▶ **Dataset extract**:
════════════════

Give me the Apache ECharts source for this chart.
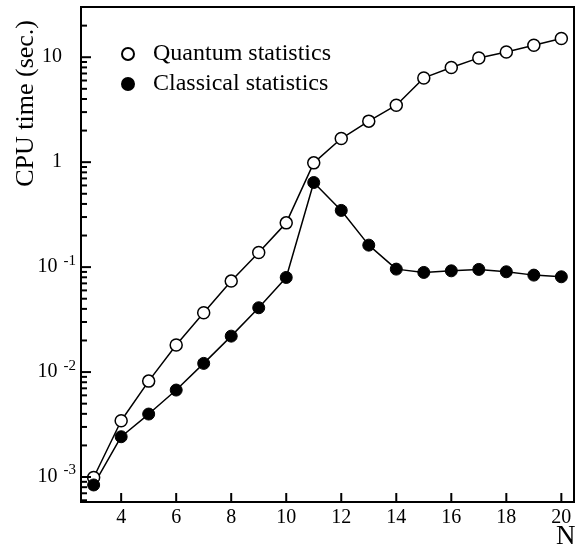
<!DOCTYPE html>
<html>
<head>
<meta charset="utf-8">
<script src="https://cdn.jsdelivr.net/npm/echarts@6/dist/echarts.min.js"></script>
<style>html,body{margin:0;padding:0;background:#fff;}#c{width:587px;height:550px;}</style>
</head>
<body>
<div id="c"></div>
<script>
const nValues = [3,4,5,6,7,8,9,10,11,12,13,14,15,16,17,18,19,20];
const quantum = [0.00099,0.00344,0.0082,0.0181,0.0367,0.0736,0.138,0.264,0.985,1.68,2.46,3.49,6.35,7.98,9.85,11.2,13.0,15.1];
const classical = [0.00084,0.00242,0.00398,0.00674,0.0121,0.0220,0.0410,0.0797,0.640,0.347,0.162,0.0957,0.0890,0.0922,0.0951,0.0903,0.0839,0.0809];
const xTickValues = [4,6,8,10,12,14,16,18,20];
const yTickValues = [0.001,0.01,0.1,1,10];
const yTickLabels = ['10{sup|-3}','10{sup|-2}','10{sup|-1}','1{sp|}','10{sp|}'];
const yMinorTicks = [0.0006,0.0007,0.0008,0.0009,0.002,0.003,0.004,0.005,0.006,0.007,0.008,0.009,
  0.02,0.03,0.04,0.05,0.06,0.07,0.08,0.09,0.2,0.3,0.4,0.5,0.6,0.7,0.8,0.9,2,3,4,5,6,7,8,9,20];

const font = 'Liberation Serif';
const chart = echarts.init(document.getElementById('c'));
const xMin = 2.54, xMax = 20.46;
const yMin = 5.78e-4, yMax = 30.1;

// tick marks drawn through the axes' own scales (api.coord)
function tickSeries(data, dir, len) {
  return {
    type: 'custom', coordinateSystem: 'cartesian2d', silent: true, clip: false, z: 5,
    data: data,
    renderItem: function (params, api) {
      const p = api.coord([api.value(0), api.value(1)]);
      const shape = dir === 'x'
        ? {x1: p[0], y1: p[1], x2: p[0], y2: p[1] - len}
        : {x1: p[0], y1: p[1], x2: p[0] + len, y2: p[1]};
      return {type: 'line', shape: shape, style: {stroke: '#000', lineWidth: 2}};
    }
  };
}

chart.setOption({
  animation: false,
  grid: {left: 81, right: 13, top: 7, bottom: 48, show: true, borderColor: '#000', borderWidth: 2},
  legend: {
    left: 116, top: 37, orient: 'vertical', itemGap: 6,
    itemWidth: 12, itemHeight: 12, icon: 'circle',
    textStyle: {fontFamily: font, fontSize: 24, color: '#000', padding: [0,0,0,14]},
    data: ['Quantum statistics','Classical statistics']
  },
  xAxis: {
    type: 'value', min: xMin, max: xMax,
    axisLine: {show: true, lineStyle: {color: '#000', width: 2}},
    axisTick: {show: false},
    axisLabel: {fontFamily: font, fontSize: 20, color: '#000', margin: 6, customValues: xTickValues.slice()},
    splitLine: {show: false}
  },
  yAxis: {
    type: 'log', min: yMin, max: yMax,
    axisLine: {show: true, lineStyle: {color: '#000', width: 2}},
    axisTick: {show: false},
    axisLabel: {
      fontFamily: font, fontSize: 20, color: '#000', margin: 5, customValues: yTickValues.slice(),
      formatter: function (v) {
        for (let i = 0; i < yTickValues.length; i++) {
          if (Math.abs(Math.log10(v) - Math.log10(yTickValues[i])) < 1e-6) return yTickLabels[i];
        }
        return '';
      },
      rich: {
        sup: {fontFamily: font, fontSize: 15, color: '#000', padding: [0,0,13,6]},
        sp: {width: 14}
      }
    },
    splitLine: {show: false}
  },
  series: [{
    name: 'Quantum statistics', type: 'line',
    data: nValues.map((n, i) => [n, quantum[i]]),
    symbol: 'circle', symbolSize: 12,
    lineStyle: {color: '#000', width: 1.5},
    itemStyle: {color: '#fff', borderColor: '#000', borderWidth: 1.5}
  }, {
    name: 'Classical statistics', type: 'line',
    data: nValues.map((n, i) => [n, classical[i]]),
    symbol: 'circle', symbolSize: 12,
    lineStyle: {color: '#000', width: 1.5},
    itemStyle: {color: '#000', borderColor: '#000', borderWidth: 1}
  },
  tickSeries(xTickValues.map(v => [v, yMin]), 'x', 9),
  tickSeries(yTickValues.map(v => [xMin, v]), 'y', 10),
  tickSeries(yMinorTicks.map(v => [xMin, v]), 'y', 6)
  ],
  graphic: [{
    type: 'text', left: 13, top: 20,
    style: {text: 'CPU time (sec.)', font: '26px "Liberation Serif"', fill: '#000'},
    rotation: Math.PI / 2, originX: 0, originY: 0
  }, {
    type: 'text', left: 556, top: 523,
    style: {text: 'N', font: '27px "Liberation Serif"', fill: '#000'}
  }]
});
</script>
</body>
</html>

════════════════

▶ **Exercise description**: Leave the pictures out and output the rest of the listing exactly.

▶ **Final answer**:
Give me the Apache ECharts source for this chart.
<!DOCTYPE html>
<html>
<head>
<meta charset="utf-8">
<script src="https://cdn.jsdelivr.net/npm/echarts@6/dist/echarts.min.js"></script>
<style>html,body{margin:0;padding:0;background:#fff;}#c{width:587px;height:550px;}</style>
</head>
<body>
<div id="c"></div>
<script>
const nValues = [3,4,5,6,7,8,9,10,11,12,13,14,15,16,17,18,19,20];
const quantum = [0.00099,0.00344,0.0082,0.0181,0.0367,0.0736,0.138,0.264,0.985,1.68,2.46,3.49,6.35,7.98,9.85,11.2,13.0,15.1];
const classical = [0.00084,0.00242,0.00398,0.00674,0.0121,0.0220,0.0410,0.0797,0.640,0.347,0.162,0.0957,0.0890,0.0922,0.0951,0.0903,0.0839,0.0809];
const xTickValues = [4,6,8,10,12,14,16,18,20];
const yTickValues = [0.001,0.01,0.1,1,10];
const yTickLabels = ['10{sup|-3}','10{sup|-2}','10{sup|-1}','1{sp|}','10{sp|}'];
const yMinorTicks = [0.0006,0.0007,0.0008,0.0009,0.002,0.003,0.004,0.005,0.006,0.007,0.008,0.009,
  0.02,0.03,0.04,0.05,0.06,0.07,0.08,0.09,0.2,0.3,0.4,0.5,0.6,0.7,0.8,0.9,2,3,4,5,6,7,8,9,20];

const font = 'Liberation Serif';
const chart = echarts.init(document.getElementById('c'));
const xMin = 2.54, xMax = 20.46;
const yMin = 5.78e-4, yMax = 30.1;

// tick marks drawn through the axes' own scales (api.coord)
function tickSeries(data, dir, len) {
  return {
    type: 'custom', coordinateSystem: 'cartesian2d', silent: true, clip: false, z: 5,
    data: data,
    renderItem: function (params, api) {
      const p = api.coord([api.value(0), api.value(1)]);
      const shape = dir === 'x'
        ? {x1: p[0], y1: p[1], x2: p[0], y2: p[1] - len}
        : {x1: p[0], y1: p[1], x2: p[0] + len, y2: p[1]};
      return {type: 'line', shape: shape, style: {stroke: '#000', lineWidth: 2}};
    }
  };
}

chart.setOption({
  animation: false,
  grid: {left: 81, right: 13, top: 7, bottom: 48, show: true, borderColor: '#000', borderWidth: 2},
  legend: {
    left: 116, top: 37, orient: 'vertical', itemGap: 6,
    itemWidth: 12, itemHeight: 12, icon: 'circle',
    textStyle: {fontFamily: font, fontSize: 24, color: '#000', padding: [0,0,0,14]},
    data: ['Quantum statistics','Classical statistics']
  },
  xAxis: {
    type: 'value', min: xMin, max: xMax,
    axisLine: {show: true, lineStyle: {color: '#000', width: 2}},
    axisTick: {show: false},
    axisLabel: {fontFamily: font, fontSize: 20, color: '#000', margin: 6, customValues: xTickValues.slice()},
    splitLine: {show: false}
  },
  yAxis: {
    type: 'log', min: yMin, max: yMax,
    axisLine: {show: true, lineStyle: {color: '#000', width: 2}},
    axisTick: {show: false},
    axisLabel: {
      fontFamily: font, fontSize: 20, color: '#000', margin: 5, customValues: yTickValues.slice(),
      formatter: function (v) {
        for (let i = 0; i < yTickValues.length; i++) {
          if (Math.abs(Math.log10(v) - Math.log10(yTickValues[i])) < 1e-6) return yTickLabels[i];
        }
        return '';
      },
      rich: {
        sup: {fontFamily: font, fontSize: 15, color: '#000', padding: [0,0,13,6]},
        sp: {width: 14}
      }
    },
    splitLine: {show: false}
  },
  series: [{
    name: 'Quantum statistics', type: 'line',
    data: nValues.map((n, i) => [n, quantum[i]]),
    symbol: 'circle', symbolSize: 12,
    lineStyle: {color: '#000', width: 1.5},
    itemStyle: {color: '#fff', borderColor: '#000', borderWidth: 1.5}
  }, {
    name: 'Classical statistics', type: 'line',
    data: nValues.map((n, i) => [n, classical[i]]),
    symbol: 'circle', symbolSize: 12,
    lineStyle: {color: '#000', width: 1.5},
    itemStyle: {color: '#000', borderColor: '#000', borderWidth: 1}
  },
  tickSeries(xTickValues.map(v => [v, yMin]), 'x', 9),
  tickSeries(yTickValues.map(v => [xMin, v]), 'y', 10),
  tickSeries(yMinorTicks.map(v => [xMin, v]), 'y', 6)
  ],
  graphic: [{
    type: 'text', left: 13, top: 20,
    style: {text: 'CPU time (sec.)', font: '26px "Liberation Serif"', fill: '#000'},
    rotation: Math.PI / 2, originX: 0, originY: 0
  }, {
    type: 'text', left: 556, top: 523,
    style: {text: 'N', font: '27px "Liberation Serif"', fill: '#000'}
  }]
});
</script>
</body>
</html>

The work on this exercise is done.